Nor did a series of “firsts” since then: a woman as speaker of the U.S. House, another on the Republican presidential ticket, still another winning nearly 18 million votes for president.
In fact, a growing body of evidence suggests that these path-blazing women have proved to be cautionary examples — not role models — for others who might consider running for office.
Overall, the number of women elected, while rising through much of the 1990s, has hit a plateau. That is why advocates of all political stripes are redoubling their efforts to elect more women this fall.
Jean Lloyd-Jones, then a state senator from Iowa, was one of those who declared in 1992 that her voice was needed on Capitol Hill.
“I decided to run because of the Clarence Thomas hearings,” Lloyd-Jones recalled. Her own Sen. Charles E. Grassley (R) had voted in favor of the Supreme Court nominee, saying he had not believed claims of sexual harassment by University of Oklahoma law professor Anita Hill.
When Lloyd-Jones won the Democratic nomination for Senate that June, she was helping write the narrative of what would become known as “The Year of the Woman.”
Many now lament that it was not much more than that — one anomalous year.

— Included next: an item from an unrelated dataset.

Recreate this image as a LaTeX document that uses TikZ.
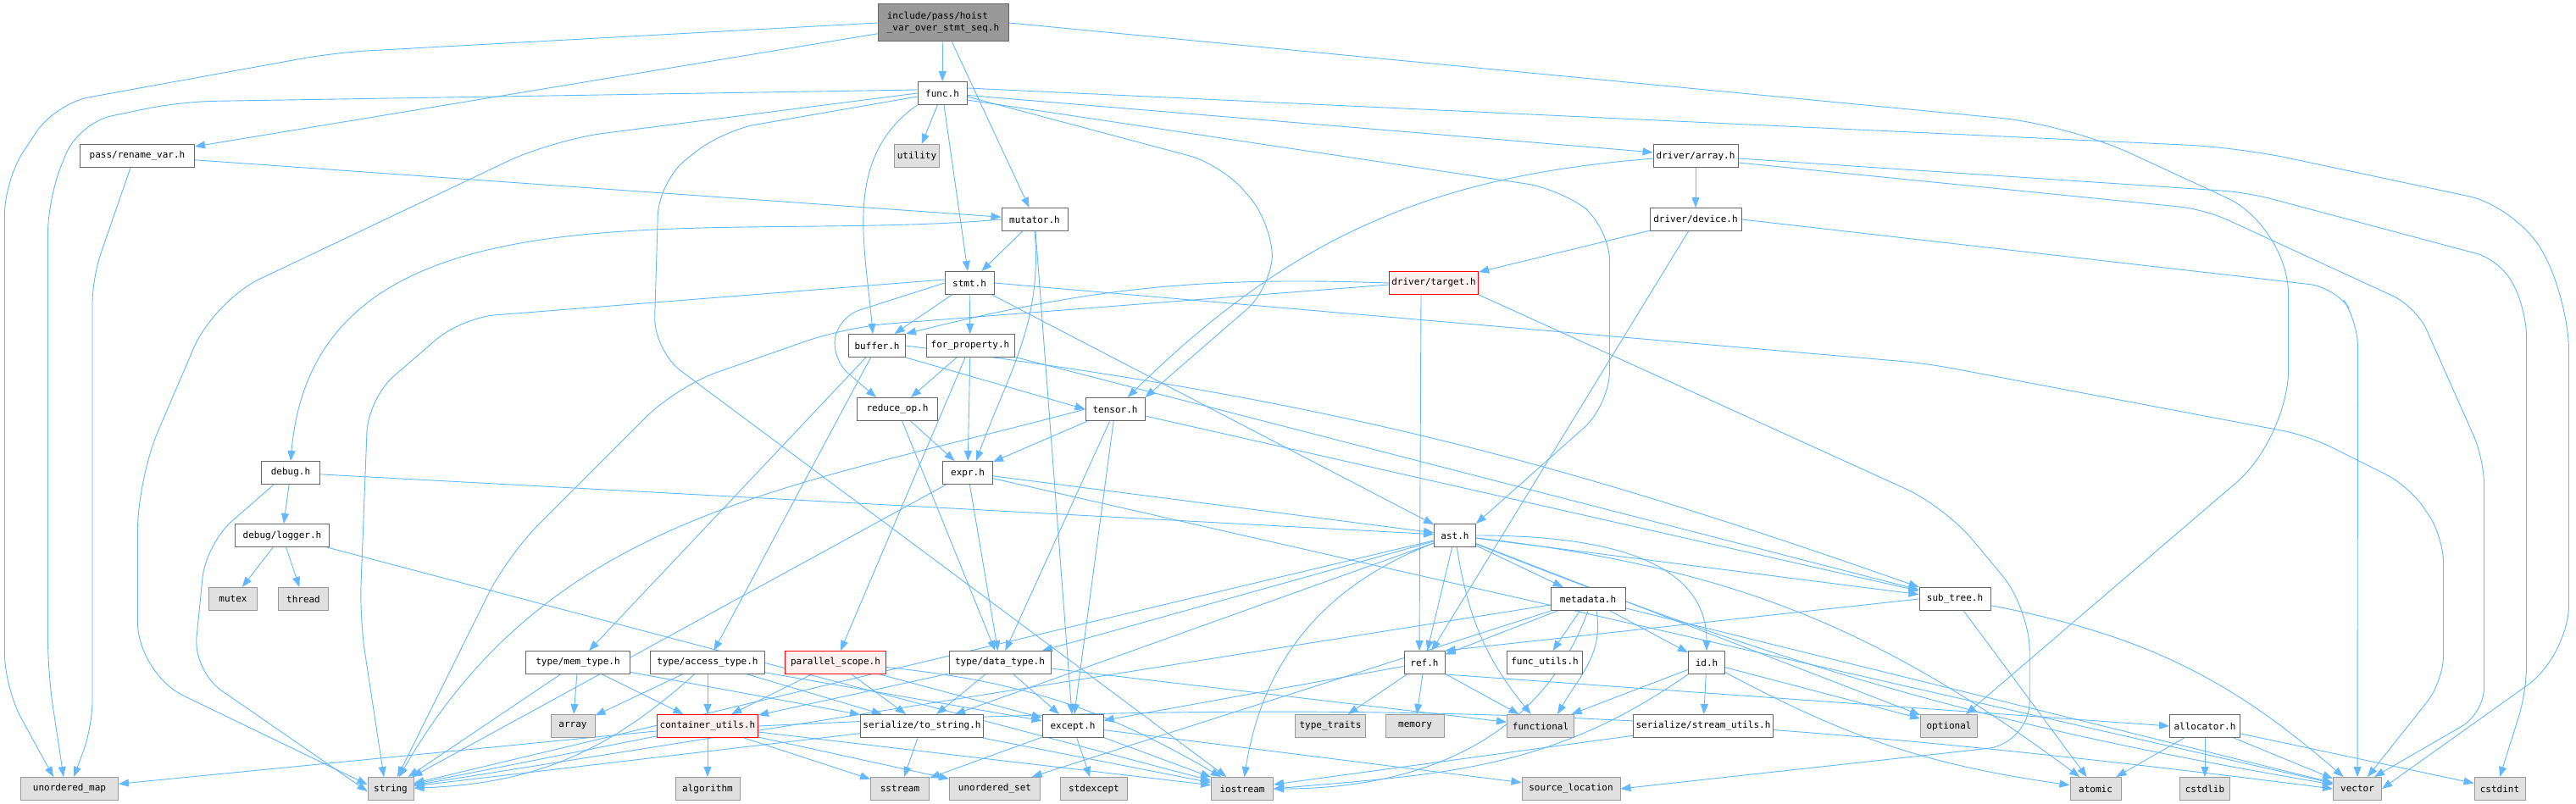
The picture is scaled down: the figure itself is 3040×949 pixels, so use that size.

Lloyd-Jones fell short, but more than two dozen others didn’t.
Overnight, the number of women in the Senate doubled, and female membership in the House went from 28 to 47. They made their presence felt beyond Capitol Hill, with the passage of legislation that made the workplace more family-friendly, that directed more medical research to women’s health issues and that made the criminal justice system more responsive to domestic violence.
“I really felt that we were paving the way for a huge number of women, but the promise of 1992 was never realized,” said Lloyd-Jones, now 82, who spoke at a ceremony commemorating that campaign year on Monday at American University.
“In 1992, there was such a surge. It was like, hey, that glass ceiling is being shattered,” agreed former congresswoman Constance A. Morella (R-Md.). “I was very excited about it, and then in 1994 [when Republicans took control of Congress, wiping out much of the Class of ’92], you had a slight change. And then it was level.”
Morella was one of three women in Maryland’s House delegation in 1992; there is now one. Virginia — which has elected just three women to Congress in its history — has none.
Morella blames political polarization, which she said has made both parties less hospitable for the moderate brand of politics that she and many other women of her era represented. And pro-choice women such as herself, once the norm among Republican women in federal office, are finding it far more difficult to compete in GOP primary races.